## Collected material
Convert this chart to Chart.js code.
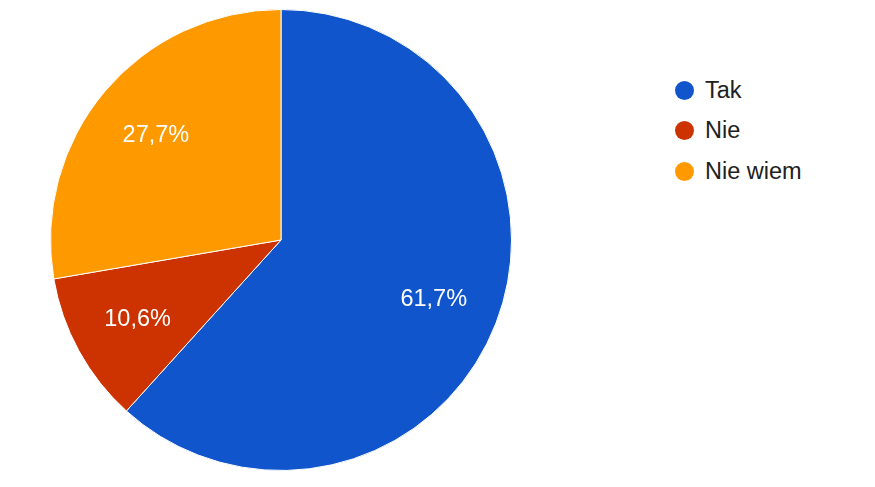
<!DOCTYPE html>
<html>
<head>
<meta charset="utf-8">
<script src="https://cdn.jsdelivr.net/npm/chart.js@4"></script>
<style>
    body { margin: 0; background: #fff; width: 875px; height: 487px; position: relative; overflow: hidden; font-family: "Liberation Sans", Arial, sans-serif; }
    #pie-wrap { position: absolute; left: 49px; top: 8px; width: 464px; height: 464px; }
    #legend { position: absolute; left: 675px; top: 70px; }
    .item { display: flex; align-items: center; height: 40.5px; font-size: 23.5px; color: #212121; }
    .dot { width: 19px; height: 19px; border-radius: 50%; margin-right: 11px; }
</style>
</head>
<body>
<div id="pie-wrap"><canvas id="pie-chart"></canvas></div>
<div id="legend"></div>
<script>
// Data
const categories = ["Tak", "Nie", "Nie wiem"];
const values = [61.7, 10.6, 27.7];
const colors = ["#1155cc", "#cc3300", "#ff9900"];

// Legend
function buildLegend() {
    const legend = document.getElementById("legend");
    categories.forEach((name, i) => {
        legend.innerHTML += `<div class="item"><span class="dot" style="background:${colors[i]}"></span>${name}</div>`;
    });
}

// slice labels, drawn at ~0.71 of the radius
const sliceLabels = {
    id: "sliceLabels",
    afterDatasetsDraw(chart) {
        const ctx = chart.ctx;
        const meta = chart.getDatasetMeta(0);
        ctx.save();
        ctx.fillStyle = "#fff";
        ctx.font = '23.5px "Liberation Sans", Arial, sans-serif';
        ctx.textAlign = "center";
        ctx.textBaseline = "middle";
        meta.data.forEach((arc, i) => {
            const mid = (arc.startAngle + arc.endAngle) / 2;
            const r = arc.outerRadius * 0.71;
            const x = arc.x + Math.cos(mid) * r;
            const y = arc.y + Math.sin(mid) * r;
            ctx.fillText(values[i].toFixed(1).replace(".", ",") + "%", x, y + 1);
        });
        ctx.restore();
    }
};

function renderChart() {
    const ctx = document.getElementById("pie-chart").getContext("2d");
    new Chart(ctx, {
        type: "pie",
        data: {
            labels: categories,
            datasets: [{
                data: values,
                backgroundColor: colors,
                borderColor: "#fff",
                borderWidth: 1,
            }]
        },
        options: {
            responsive: true,
            maintainAspectRatio: false,
            animation: false,
            layout: { padding: 1 },
            plugins: {
                legend: { display: false },
                tooltip: { enabled: false },
            }
        },
        plugins: [sliceLabels]
    });
}

document.addEventListener("DOMContentLoaded", () => {
    buildLegend();
    renderChart();
});
</script>
</body>
</html>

## Task instructions
Write out the material above again, word for word, minus its pictures.

## Response to this task
Convert this chart to Chart.js code.
<!DOCTYPE html>
<html>
<head>
<meta charset="utf-8">
<script src="https://cdn.jsdelivr.net/npm/chart.js@4"></script>
<style>
    body { margin: 0; background: #fff; width: 875px; height: 487px; position: relative; overflow: hidden; font-family: "Liberation Sans", Arial, sans-serif; }
    #pie-wrap { position: absolute; left: 49px; top: 8px; width: 464px; height: 464px; }
    #legend { position: absolute; left: 675px; top: 70px; }
    .item { display: flex; align-items: center; height: 40.5px; font-size: 23.5px; color: #212121; }
    .dot { width: 19px; height: 19px; border-radius: 50%; margin-right: 11px; }
</style>
</head>
<body>
<div id="pie-wrap"><canvas id="pie-chart"></canvas></div>
<div id="legend"></div>
<script>
// Data
const categories = ["Tak", "Nie", "Nie wiem"];
const values = [61.7, 10.6, 27.7];
const colors = ["#1155cc", "#cc3300", "#ff9900"];

// Legend
function buildLegend() {
    const legend = document.getElementById("legend");
    categories.forEach((name, i) => {
        legend.innerHTML += `<div class="item"><span class="dot" style="background:${colors[i]}"></span>${name}</div>`;
    });
}

// slice labels, drawn at ~0.71 of the radius
const sliceLabels = {
    id: "sliceLabels",
    afterDatasetsDraw(chart) {
        const ctx = chart.ctx;
        const meta = chart.getDatasetMeta(0);
        ctx.save();
        ctx.fillStyle = "#fff";
        ctx.font = '23.5px "Liberation Sans", Arial, sans-serif';
        ctx.textAlign = "center";
        ctx.textBaseline = "middle";
        meta.data.forEach((arc, i) => {
            const mid = (arc.startAngle + arc.endAngle) / 2;
            const r = arc.outerRadius * 0.71;
            const x = arc.x + Math.cos(mid) * r;
            const y = arc.y + Math.sin(mid) * r;
            ctx.fillText(values[i].toFixed(1).replace(".", ",") + "%", x, y + 1);
        });
        ctx.restore();
    }
};

function renderChart() {
    const ctx = document.getElementById("pie-chart").getContext("2d");
    new Chart(ctx, {
        type: "pie",
        data: {
            labels: categories,
            datasets: [{
                data: values,
                backgroundColor: colors,
                borderColor: "#fff",
                borderWidth: 1,
            }]
        },
        options: {
            responsive: true,
            maintainAspectRatio: false,
            animation: false,
            layout: { padding: 1 },
            plugins: {
                legend: { display: false },
                tooltip: { enabled: false },
            }
        },
        plugins: [sliceLabels]
    });
}

document.addEventListener("DOMContentLoaded", () => {
    buildLegend();
    renderChart();
});
</script>
</body>
</html>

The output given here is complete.